Various companies collect data from our devices almost all the time. While there is always a privacy concern in the picture, they try to assure that our data is in completely safe hands. Also, if it gets shared with third-parties, all the information that could be used to identify people is redacted and de-identified.
Turns out the techniques used to anonymize data aren’t that fool-proof, according to researchers at Imperial College London who have published a paper on reverse engineering incomplete datasets.
The researchers developed a machine learning model that can reverse-engineer an incomplete dataset. Using 15 demographic attributes such as age, gender, marital status, etc. they were able to re-identify almost 99.98% Americans in an anonymized dataset.

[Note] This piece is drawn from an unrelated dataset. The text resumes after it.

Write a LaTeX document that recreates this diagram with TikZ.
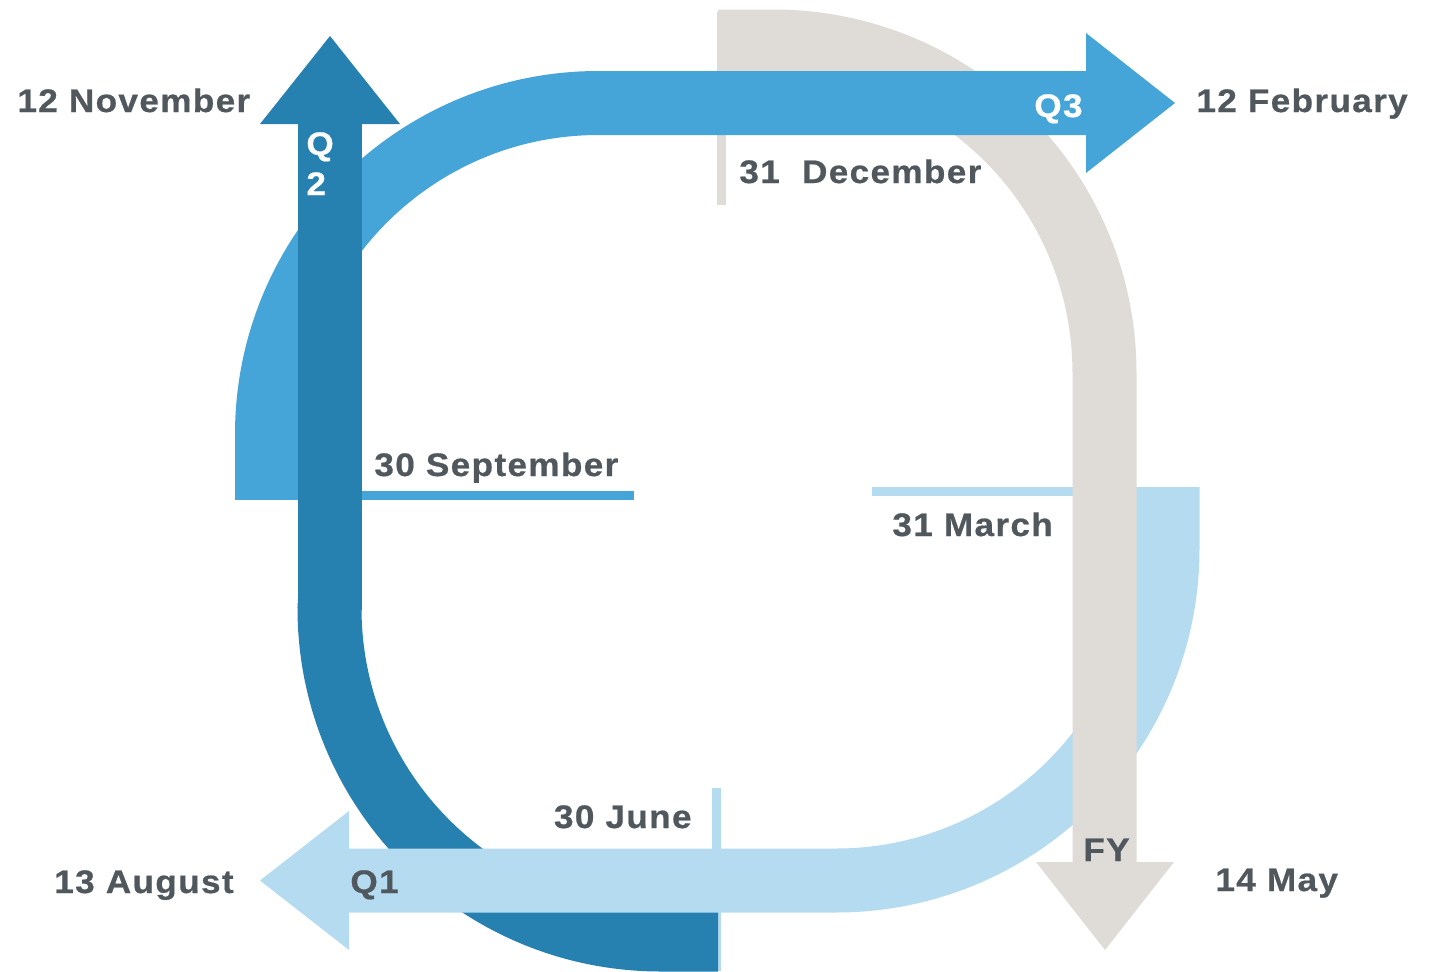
\documentclass[tikz,border=0pt]{standalone}
\usepackage{fontspec}
\setmainfont{Liberation Sans}
\newfontfamily\datefont[LetterSpace=4,FakeStretch=1.08,FakeBold=0.6]{Liberation Sans}
\usetikzlibrary{positioning}
\definecolor{qone}{RGB}{180,219,239}
\definecolor{qtwo}{RGB}{38,128,176}
\definecolor{qthree}{RGB}{69,165,216}
\definecolor{fyear}{RGB}{223,219,215}
\definecolor{datetext}{RGB}{80,88,94}

\begin{document}
\begin{tikzpicture}[x=0.5pt,y=-0.5pt,
  band/.style={line width=32pt},
  marker/.style={line width=4.5pt},
  date/.style={text=datetext,inner sep=0pt,anchor=base west,
    font=\datefont\bfseries\fontsize{16.3}{20}\selectfont},
  qlabel/.style={date,text=white}]
\useasboundingbox (0,0) rectangle (1432,971);
% Q2 lower part and 30 June
\draw[qone,marker] (716.5,788) -- (716.5,971);
\draw[qtwo,band] (718,939.5) -- (661,939.5) arc[start angle=270,end angle=180,radius=165.75pt] -- (330,600);
% Q1
\draw[qone,marker] (872,491.5) -- (1199,491.5);
\draw[qone,band] (1167.5,487) -- (1167.5,549) arc[start angle=0,end angle=-90,radius=165.75pt] -- (349,880.5);
\fill[qone] (349,811) -- (260,880.5) -- (349,950) -- cycle;
% FY
\draw[fyear,marker] (721.5,12) -- (721.5,205);
\draw[fyear,band] (718,41.5) -- (773,41.5) arc[start angle=90,end angle=0,radius=165.75pt] -- (1104.5,862);
\fill[fyear] (1036,862) -- (1105,950) -- (1174,862) -- cycle;
% Q3
\draw[qthree,marker] (235,495) -- (634,495);
\draw[qthree,band] (267,499) -- (267,434.5) arc[start angle=180,end angle=90,radius=165.75pt] -- (1086,103);
\fill[qthree] (1086,33) -- (1175,103) -- (1086,173) -- cycle;
% Q2 upper part
\draw[qtwo,band] (330,610) -- (330,124);
\fill[qtwo] (260,124) -- (330,36) -- (400,124) -- cycle;

\node[date] (nov) at (17,112) {12 November};
\node[qlabel] (qtwolbl) at (306,155) {Q};
\node[qlabel] (qtwonum) at (306,195) {2};
\node[qlabel,anchor=base east] (qthreelbl) at (1083,117) {Q3};
\node[date] (feb) at (1196,112) {12 February};
\node[date] (dec) at (739,183) {31\ \ December};
\node[date] (sep) at (374,476) {30 September};
\node[date] (mar) at (892,536) {31 March};
\node[date,anchor=base east] (jun) at (692,828) {30 June};
\node[date] (qonelbl) at (350,893) {Q1};
\node[date,anchor=base east] (aug) at (234,893) {13 August};
\node[date] (fylbl) at (1083,861) {FY};
\node[date] (may) at (1215,891) {14 May};
\end{tikzpicture}
\end{document}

For that purpose, the researchers used 210 different datasets covering a “large range of uniqueness.” It includes information on around 11 million Americans.

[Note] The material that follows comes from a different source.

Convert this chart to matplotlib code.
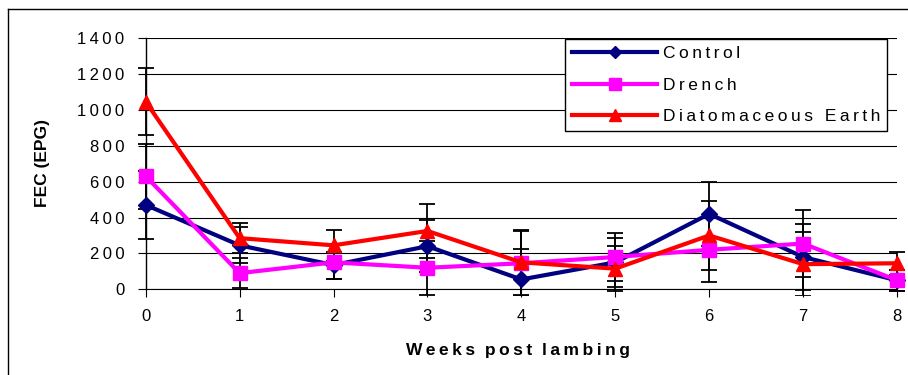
import matplotlib
matplotlib.use("Agg")
import matplotlib.pyplot as plt
from matplotlib.lines import Line2D
from matplotlib.transforms import Bbox, TransformedBbox

plt.rcParams['font.family'] = ['Liberation Sans', 'DejaVu Sans']

weeks = [0, 1, 2, 3, 4, 5, 6, 7, 8]
control = [470, 245, 135, 240, 55, 150, 420, 180, 50]
control_err = [190, 100, 75, 145, 170, 135, 180, 185, 60]
drench = [630, 90, 150, 120, 145, 180, 220, 255, 50]
drench_err = [180, 85, 95, 150, 180, 135, 178, 185, 60]
earth = [1045, 285, 245, 325, 150, 115, 300, 140, 145]
earth_err = [188, 85, 85, 150, 180, 125, 190, 180, 65]
yticks = [0, 200, 400, 600, 800, 1000, 1200, 1400]
series_names = ["Control", "Drench", "Diatomaceous Earth"]

TS = "\u2009"
def spaced(s):
    return TS.join(list(s))

W, H = 908, 375
fig = plt.figure(figsize=(W / 100, H / 100), dpi=100)
ax = fig.add_axes([145.7 / W, 1 - 289.3 / H, (897 - 145.7) / W, (289.3 - 38) / H])

ax.set_xlim(0, 8)
ax.set_ylim(0, 1400)
ax.set_yticks(yticks)
ax.set_yticklabels([spaced(str(v)) for v in yticks])
ax.set_xticks(weeks)
ax.set_xticklabels([str(w) for w in weeks])
ax.yaxis.grid(True, color='black', lw=0.8)
ax.set_axisbelow(True)
for s in ['top', 'right']:
    ax.spines[s].set_visible(False)
ax.spines['left'].set_linewidth(1.0)
ax.spines['bottom'].set_linewidth(0.8)
ax.tick_params(axis='y', direction='out', length=5.5, width=0.8, labelsize=12, pad=10)
ax.tick_params(axis='x', direction='out', length=5.5, width=0.8, labelsize=12, pad=9)

clipbox = TransformedBbox(Bbox([[-1, -30], [9, 1500]]), ax.transData)

specs = [
    (control, control_err, '#000080', 'D', 8, series_names[0]),
    (drench, drench_err, '#FF00FF', 's', 10, series_names[1]),
    (earth, earth_err, '#FF0000', '^', 10, series_names[2]),
]
for i, (vals, errs, col, mk, ms, name) in enumerate(specs):
    eb = ax.errorbar(weeks, vals, yerr=errs, fmt='none', ecolor='black',
                     elinewidth=1.3, capsize=5.5, capthick=1.3, zorder=2 + i * 0.1)
    for art in list(eb.lines[1]) + list(eb.lines[2]):
        art.set_clip_box(clipbox)
    ax.plot(weeks, vals, color=col, lw=3, marker=mk, ms=ms,
            markeredgecolor=col, zorder=3 + i * 0.1, clip_on=False, label=name)

leg_handles = [
    Line2D([], [], color='#000080', lw=3, marker='D', ms=6),
    Line2D([], [], color='#FF00FF', lw=3, marker='s', ms=8),
    Line2D([], [], color='#FF0000', lw=3, marker='^', ms=8),
]
leg = fig.legend(leg_handles, [spaced(n) for n in series_names], loc='upper right',
                 bbox_to_anchor=(887 / W, 1 - 39 / H), bbox_transform=fig.transFigure,
                 borderaxespad=0, fontsize=12.5, frameon=True, fancybox=False, shadow=False,
                 framealpha=1, edgecolor='black', handlelength=4.9, handletextpad=0.3,
                 labelspacing=0.95, borderpad=0.4, numpoints=1)
leg.get_frame().set_linewidth(1.0)

fig.text(43 / W, 1 - 163 / H, "FEC (EPG)", rotation=90, ha='center', va='center',
         fontsize=12.5, fontweight='bold')
fig.text(518 / W, 1 - 355 / H, spaced("Weeks") + "  " + spaced("post") + "  " + spaced("lambing"),
         ha='center', va='baseline', fontsize=12.5, fontweight='bold')

fig.add_artist(Line2D([7.5 / W, 7.5 / W], [0, 1 - 9 / H], color='black', lw=1, transform=fig.transFigure))
fig.add_artist(Line2D([7.5 / W, 1.01], [1 - 9 / H, 1 - 9 / H], color='black', lw=1, transform=fig.transFigure))

fig.savefig("out.png", dpi=100)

However, the goal of the study isn’t to establish the fact that the so-called “anonymous” datasets can be deanonymized. It was already done in the past at DEFCON 2018, where hackers were able to legally get hold of the browsing history of 3 million Germans, and de-anonymize them.
Researchers have made an attempt to prove how easy it has become to fool the techniques used to make the datasets. It invites a call to action for governments and companies to implement even robust techniques that can keep people’s identities secure.
They have also set up a website where you can check how easy it is to identify you in an anonymous dataset.